Von diesem Ziel sind wir allerdings weit entfernt, denn Bund, Länder und Kommunen haben ihre »Hausaufgaben« längst noch nicht gemacht. Der Wohnungsneubau komme nicht in Gang, weil der Staat ihm die notwendigen Impulse nicht gebe, hieß es auf dem 8. Wohnungsbau-Tag in Berlin. So kommt die auf dem Branchen-Gipfel vom Institut für Wohnungswesen, Immobilienwirtschaft, Stadt-und Regionalentwicklung (InWIS) der Ruhr-Uni Bochum präsentierte politische »To-Do-Liste« zu dem Ergebnis, dass bundesweit pro Jahr rund 60 000 Wohnungen im mittleren Preissegment neu gebaut werden müssen. Hierfür sind neue Förderinstrumente erforderlich, denn bezahlbare Wohnungen sind in Groß-und Universitätsstädten selbst für Mittelschichthaushalte längst knapp geworden. Eine besondere Herausforderung sieht das Bochumer Institut darin, Flüchtlinge und Asylbewerber, die dauerhaft in Deutschland bleiben, angemessen mit Wohnraum zu versorgen – und zwar so, dass deren aktive Integration in die Stadtquartiere erfolge.

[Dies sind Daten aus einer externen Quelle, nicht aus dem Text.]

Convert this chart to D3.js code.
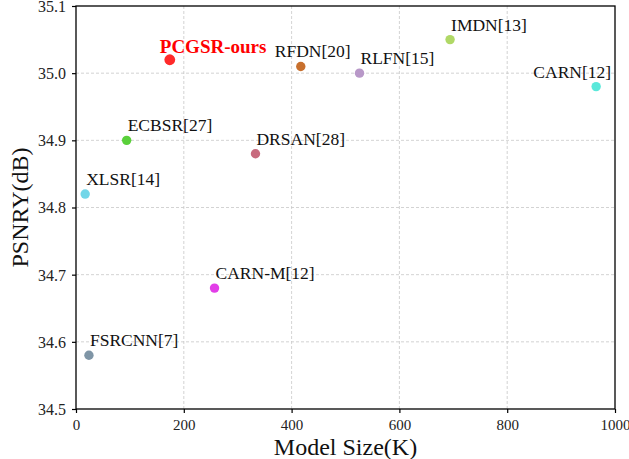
<!DOCTYPE html>
<html>
<head>
<meta charset="utf-8">
<script src="https://cdn.jsdelivr.net/npm/d3@7"></script>
<style>
  body { margin: 0; background: #fff; }
  svg { display: block; }
</style>
</head>
<body>
<script>
// chart data
var models = ["PCGSR-ours", "RFDN[20]", "RLFN[15]", "IMDN[13]", "CARN[12]",
              "ECBSR[27]", "DRSAN[28]", "XLSR[14]", "CARN-M[12]", "FSRCNN[7]"];
var sizes  = [174, 417, 526, 694, 965, 94, 333, 17, 257, 24];
var psnr   = [35.02, 35.01, 35.00, 35.05, 34.98, 34.90, 34.88, 34.82, 34.68, 34.58];
var colors = ["#ff2a2a", "#c8702e", "#b898c8", "#b0d866", "#5ae8da",
              "#5ad03a", "#c86a7e", "#72d6e8", "#e23ee8", "#7f95a6"];
var xTicks = [0, 200, 400, 600, 800, 1000];
var yTicks = [34.5, 34.6, 34.7, 34.8, 34.9, 35.0, 35.1];

var w = 629, h = 459;
var margin = { left: 76, right: 14, top: 6, bottom: 50 };

var svg = d3.select("body").append("svg")
  .attr("width", w)
  .attr("height", h)
  .style("font-family", "'Liberation Serif', 'Times New Roman', serif");

var xScale = d3.scaleLinear().domain([0, 1000]).range([margin.left, w - margin.right]);
var yScale = d3.scaleLinear().domain([34.5, 35.1]).range([h - margin.bottom, margin.top]);

//grid lines
svg.append("g")
  .selectAll("line.gx")
  .data(xTicks.slice(1, -1))
  .enter().append("line")
  .attr("x1", function(d) { return xScale(d); })
  .attr("x2", function(d) { return xScale(d); })
  .attr("y1", yScale(34.5))
  .attr("y2", yScale(35.1))
  .attr("stroke", "#c8c8c8")
  .attr("stroke-width", 0.8)
  .attr("stroke-dasharray", "3,2");

svg.append("g")
  .selectAll("line.gy")
  .data(yTicks.slice(1, -1))
  .enter().append("line")
  .attr("x1", xScale(0))
  .attr("x2", xScale(1000))
  .attr("y1", function(d) { return yScale(d); })
  .attr("y2", function(d) { return yScale(d); })
  .attr("stroke", "#c8c8c8")
  .attr("stroke-width", 0.8)
  .attr("stroke-dasharray", "3,2");

//axes
var xAxis = svg.append("g")
  .attr("transform", "translate(0," + yScale(34.5) + ")")
  .call(d3.axisBottom(xScale).tickValues(xTicks).tickSize(4).tickPadding(6).tickFormat(d3.format("d")));
var yAxis = svg.append("g")
  .attr("transform", "translate(" + xScale(0) + ",0)")
  .call(d3.axisLeft(yScale).tickValues(yTicks).tickSize(4).tickPadding(6).tickFormat(d3.format(".1f")));

[xAxis, yAxis].forEach(function(a) {
  a.select(".domain").remove();
  a.selectAll("line").attr("stroke", "#000").attr("stroke-width", 1.2);
  a.selectAll("text")
    .attr("font-family", "'Liberation Serif', 'Times New Roman', serif")
    .attr("font-size", "15px")
    .attr("fill", "#222");
});
yAxis.selectAll("text").attr("font-size", "16px").attr("dy", "0.34em");

//frame
svg.append("rect")
  .attr("x", xScale(0))
  .attr("y", yScale(35.1))
  .attr("width", xScale(1000) - xScale(0))
  .attr("height", yScale(34.5) - yScale(35.1))
  .attr("fill", "none")
  .attr("stroke", "#000")
  .attr("stroke-width", 1.3);

//points
var pts = d3.range(models.length);
svg.append("g")
  .selectAll("circle")
  .data(pts)
  .enter().append("circle")
  .attr("cx", function(i) { return xScale(sizes[i]); })
  .attr("cy", function(i) { return yScale(psnr[i]); })
  .attr("r", function(i) { return i === 0 ? 5.4 : 4.7; })
  .attr("fill", function(i) { return colors[i]; });

//labels: most sit just above-right of the dot
function anchor(i) {
  return models[i] === "CARN[12]" ? "end" : "start";
}
function shift(i) {
  if (models[i] === "CARN[12]") return 15;
  if (models[i] === "PCGSR-ours") return -10;
  if (models[i] === "RFDN[20]") return -26;
  return 1;
}

svg.append("g")
  .selectAll("text")
  .data(pts)
  .enter().append("text")
  .text(function(i) { return models[i]; })
  .attr("x", function(i) { return xScale(sizes[i]) + shift(i); })
  .attr("y", function(i) { return yScale(psnr[i]) - (i === 0 ? 7 : 9); })
  .attr("text-anchor", anchor)
  .attr("font-size", function(i) { return i === 0 ? "19px" : "17.5px"; })
  .attr("font-weight", function(i) { return i === 0 ? "bold" : "normal"; })
  .attr("fill", function(i) { return i === 0 ? "#ff0000" : "#111"; });

//axis titles
svg.append("text")
  .text("Model Size(K)")
  .attr("x", (xScale(0) + xScale(1000)) / 2)
  .attr("y", 455)
  .attr("text-anchor", "middle")
  .attr("font-size", "24px")
  .attr("fill", "#111");

svg.append("text")
  .text("PSNRY(dB)")
  .attr("transform", "translate(28," + ((yScale(34.5) + yScale(35.1)) / 2) + ") rotate(-90)")
  .attr("text-anchor", "middle")
  .attr("font-size", "24px")
  .attr("fill", "#111");
</script>
</body>
</html>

Zum Thema Flüchtlinge – und somit zu einer weiteren »Baustelle« – äußerte sich in diesen Tagen auch Rainer Langelüddecke, Geschäftsführer des Fachverbandes Werkzeugindustrie, in einem – wie er ausdrücklich betont – sehr persönlichen Aufruf. Die Flüchtlinge hätten eine Zukunftserwartung, die wir mit den derzeitig zur Verfügung stehenden Mitteln nicht erfüllen könnten. Neben dem Spracherwerb sei insbesondere die Berufsausbildung der Schlüssel für die Zukunft. Langelüddecke fordert in diesem Zusammenhang eine Änderung der Berufsausbildung. Hierzu seinen »erhebliche Tabubrüche« erforderlich. Es bestehe die Chance, aus den derzeit rund 600 000 Flüchtlingen unter 25 Jahren eine stattliche Anzahl zu qualifizieren. Fakt ist aber nun einmal, dass etwa 400 000 dieser jungen Leute funktionale Analphabeten sind, im Bildungsschnitt rund vier Jahre hinter deutschen Schulabgängern. Auf der Hand liegt, dass sie keine traditionelle deutsche Lehre meistern können. Abbrecherzahlen in Handwerksberufen mit Quoten von über 70 Prozent sprechen eine traurige Sprache. Die herkömmliche Lehrberufsausbildung tauge daher nicht für die niedrige Qualifikation, die ein Großteil der Flüchtlinge mitbringt. Der Vorschlag lautet daher, sich hier vom herkömmlichen Bild der Berufsausbildung zu lösen. Es sei Sache der Wirtschaft, Veränderungen vorzuschlagen und einzufordern. Gewerkschaften, Verbände, die Industrie- und Handelskammer, die Handwerkskammern, die Bundesagentur für Arbeit müssten sich zusammentun und neue Wege denken_ Teilzeitausbildung, die gestuften Qualifikationsziele der Ausbildungsstufen und eine Kombination von Ausbildungsvergütung und Arbeitslohn seien alternative Schritte für eine bedarfsgerechte Qualifikation der jungen Flüchtlinge. Die Teilzeitausbildung müsse für junge Leute finanziell attraktiver gestaltet sein als eine reine Hilfsarbeit oder die Sozialhilfe. Da ist also noch viel zu tun...
Abschließend ein paar Worte »in eigener Sache«: Nach sieben Jahren verlasse ich den SBM Verlag, um mich neuen Aufgaben zu widmen. Es waren sieben abwechslungsreiche, spannende und erfolgreiche Jahre. Vor allem auch dank Ihrer engen Zusammenarbeit mit uns und aufgrund Ihres kontinuierlichen, konstruktiven Feedbacks ist es uns gelungen, den Baustoff-Partner weiter zu entwickeln und seine Position im Markt zu festigen. Daher von meiner Seite aus ein herzliches Dankeschön für Ihr langjähriges Vertrauen, das Sie dem Baustoff-Partner auch künftig entgegenbringen mögen.